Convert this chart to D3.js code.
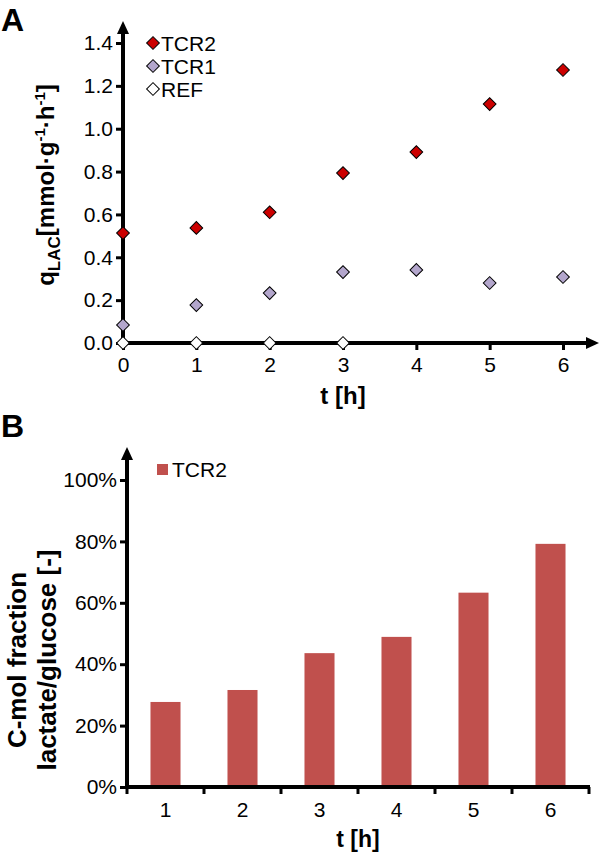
<!DOCTYPE html>
<html><head><meta charset="utf-8">
<script src="https://cdn.jsdelivr.net/npm/d3@7/dist/d3.min.js"></script>
<style>
body{margin:0;background:#fff;}
svg{display:block;font-family:"Liberation Sans",Arial,Helvetica,sans-serif;}
</style></head>
<body>
<svg id="chart" width="600" height="856"></svg>
<script>
// ---- Data ----
const timesA = [0, 1, 2, 3, 4, 5, 6];
const tcr2 = [0.513, 0.537, 0.61, 0.793, 0.891, 1.115, 1.274];
const tcr1 = [0.084, 0.177, 0.233, 0.331, 0.341, 0.28, 0.308];
const refTimes = [0, 1, 2, 3];
const ref = [0, 0, 0, 0];
const yTicksA = [0, 0.2, 0.4, 0.6, 0.8, 1.0, 1.2, 1.4];
const seriesNamesA = ["TCR2", "TCR1", "REF"];
const seriesColorsA = ["#cc0000", "#b3a6cc", "#ffffff"];

const timesB = [1, 2, 3, 4, 5, 6];
const fractionB = [0.277, 0.316, 0.436, 0.489, 0.633, 0.792];
const yTicksB = [0, 0.2, 0.4, 0.6, 0.8, 1.0];
const barColor = "#c0504d";

const svg = d3.select("#chart");
const axisW = 4;
const tickFont = 21;
const FF = "Liberation Sans, Arial, sans-serif";

function diamond(g, cx, cy, fill) {
  g.append("path")
    .attr("d", d3.symbol().type(d3.symbolSquare).size(81)())
    .attr("transform", `translate(${cx},${cy}) rotate(45)`)
    .attr("fill", fill).attr("stroke", "#000").attr("stroke-width", 1);
}

// ---- Panel A ----
const xA = d3.scaleLinear().domain([0, 6]).range([123, 563]);
const yA = d3.scaleLinear().domain([0, 1.4]).range([343, 43]);
const gA = svg.append("g");

// y axis
const yAxA = gA.append("g").attr("transform", `translate(${xA(0)},0)`)
  .call(d3.axisLeft(yA).tickValues(yTicksA).tickFormat(d3.format(".1f")).tickSize(7).tickPadding(3));
yAxA.select(".domain").remove();
yAxA.selectAll(".tick line").attr("stroke-width", 3);
yAxA.selectAll(".tick text").attr("font-size", tickFont).attr("fill", "#000").attr("font-family", FF);
gA.append("line").attr("x1", xA(0)).attr("x2", xA(0)).attr("y1", yA(0) + 2).attr("y2", 32)
  .attr("stroke", "#000").attr("stroke-width", axisW);
gA.append("path").attr("d", `M${xA(0) - 6},${34} L${xA(0)},${21} L${xA(0) + 6},${34} Z`).attr("fill", "#000");

// x axis
const xAxA = gA.append("g").attr("transform", `translate(0,${yA(0)})`)
  .call(d3.axisBottom(xA).tickValues(timesA).tickFormat(d3.format("d")).tickSize(7).tickPadding(7));
xAxA.select(".domain").remove();
xAxA.selectAll(".tick line").attr("stroke-width", 3);
xAxA.selectAll(".tick text").attr("font-size", tickFont).attr("fill", "#000").attr("font-family", FF);
gA.append("line").attr("x1", xA(0) - 2).attr("x2", 588).attr("y1", yA(0)).attr("y2", yA(0))
  .attr("stroke", "#000").attr("stroke-width", axisW);
gA.append("path").attr("d", `M586,${yA(0) - 6} L599,${yA(0)} L586,${yA(0) + 6} Z`).attr("fill", "#000");

// points
const seriesA = [
  {name: seriesNamesA[0], color: seriesColorsA[0], xs: timesA, ys: tcr2},
  {name: seriesNamesA[1], color: seriesColorsA[1], xs: timesA, ys: tcr1},
  {name: seriesNamesA[2], color: seriesColorsA[2], xs: refTimes, ys: ref}
];
seriesA.slice().reverse().forEach(s => {
  s.xs.forEach((t, i) => diamond(gA, xA(t), yA(s.ys[i]), s.color));
});

// legend A
seriesA.forEach((s, i) => {
  const ly = 43 + i * 23;
  diamond(gA, 153, ly, s.color);
  gA.append("text").attr("x", 161).attr("y", ly).attr("dy", "0.36em")
    .attr("font-size", tickFont).text(s.name);
});

// axis titles A
gA.append("text").attr("x", xA(3)).attr("y", 404).attr("text-anchor", "middle")
  .attr("font-size", 24).attr("font-weight", "bold").text("t [h]");
const yt = gA.append("text").attr("transform", "translate(54,185) rotate(-90)")
  .attr("text-anchor", "middle").attr("font-size", 24).attr("font-weight", "bold");
yt.append("tspan").text("q");
yt.append("tspan").attr("font-size", 17).attr("dy", 6).text("LAC");
yt.append("tspan").attr("dy", -6).text("[mmol·g");
yt.append("tspan").attr("font-size", 15).attr("dy", -9).text("-1");
yt.append("tspan").attr("dy", 9).text("·h");
yt.append("tspan").attr("font-size", 15).attr("dy", -9).text("-1");
yt.append("tspan").attr("dy", 9).text("]");

svg.append("text").attr("x", 1).attr("y", 31).attr("font-size", 32).attr("font-weight", "bold").text("A");
svg.append("text").attr("x", 1).attr("y", 437).attr("font-size", 32).attr("font-weight", "bold").text("B");

// ---- Panel B ----
const xB = d3.scaleBand().domain(timesB).range([127, 589]).paddingInner(0.61).paddingOuter(0.305);
const yB = d3.scaleLinear().domain([0, 1]).range([787, 480]);
const gB = svg.append("g");

gB.selectAll("rect").data(timesB).join("rect")
  .attr("x", d => xB(d)).attr("width", xB.bandwidth())
  .attr("y", (d, i) => yB(fractionB[i])).attr("height", (d, i) => yB(0) - yB(fractionB[i]))
  .attr("fill", barColor);

const yAxB = gB.append("g").attr("transform", `translate(127,0)`)
  .call(d3.axisLeft(yB).tickValues(yTicksB).tickFormat(d3.format(".0%")).tickSize(7).tickPadding(3));
yAxB.select(".domain").remove();
yAxB.selectAll(".tick line").attr("stroke-width", 3);
yAxB.selectAll(".tick text").attr("font-size", tickFont).attr("fill", "#000").attr("font-family", FF);
gB.append("line").attr("x1", 127).attr("x2", 127).attr("y1", yB(0) + 2).attr("y2", 458)
  .attr("stroke", "#000").attr("stroke-width", axisW);
gB.append("path").attr("d", `M121,460 L127,447 L133,460 Z`).attr("fill", "#000");

const xAxB = gB.append("g").attr("transform", `translate(0,${yB(0)})`)
  .call(d3.axisBottom(xB).tickSize(0).tickPadding(15));
xAxB.select(".domain").remove();
xAxB.selectAll(".tick text").attr("font-size", tickFont).attr("fill", "#000").attr("font-family", FF);
const boundaries = [timesB[0]].concat(timesB).map((d, i) => i === 0 ? xB(d) - xB.step() * xB.paddingOuter() : xB(d) + xB.bandwidth() + xB.step() * xB.paddingInner() / 2);
gB.selectAll("line.bt").data(boundaries).join("line").attr("class", "bt")
  .attr("x1", d => d).attr("x2", d => d).attr("y1", yB(0)).attr("y2", yB(0) + 7)
  .attr("stroke", "#000").attr("stroke-width", 3);
gB.append("line").attr("x1", 125).attr("x2", 590).attr("y1", yB(0)).attr("y2", yB(0))
  .attr("stroke", "#000").attr("stroke-width", axisW);

// legend B
gB.append("rect").attr("x", 157).attr("y", 464).attr("width", 11).attr("height", 11).attr("fill", barColor);
gB.append("text").attr("x", 172).attr("y", 469.5).attr("dy", "0.36em").attr("font-size", tickFont).text("TCR2");

gB.append("text").attr("x", 358).attr("y", 847).attr("text-anchor", "middle")
  .attr("font-size", 23).attr("font-weight", "bold").text("t [h]");
const ytB = gB.append("text").attr("transform", "translate(0,660) rotate(-90)")
  .attr("text-anchor", "middle").attr("font-size", 26).attr("font-weight", "bold");
ytB.append("tspan").attr("x", 0).attr("y", 26).text("C-mol fraction");
ytB.append("tspan").attr("x", 0).attr("y", 56).text("lactate/glucose [-]");
</script>
</body></html>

———

Direction - Copy out each line of the material that holds the word "chart".

Exercise answer -
Convert this chart to D3.js code.
<svg id="chart" width="600" height="856"></svg>
const svg = d3.select("#chart");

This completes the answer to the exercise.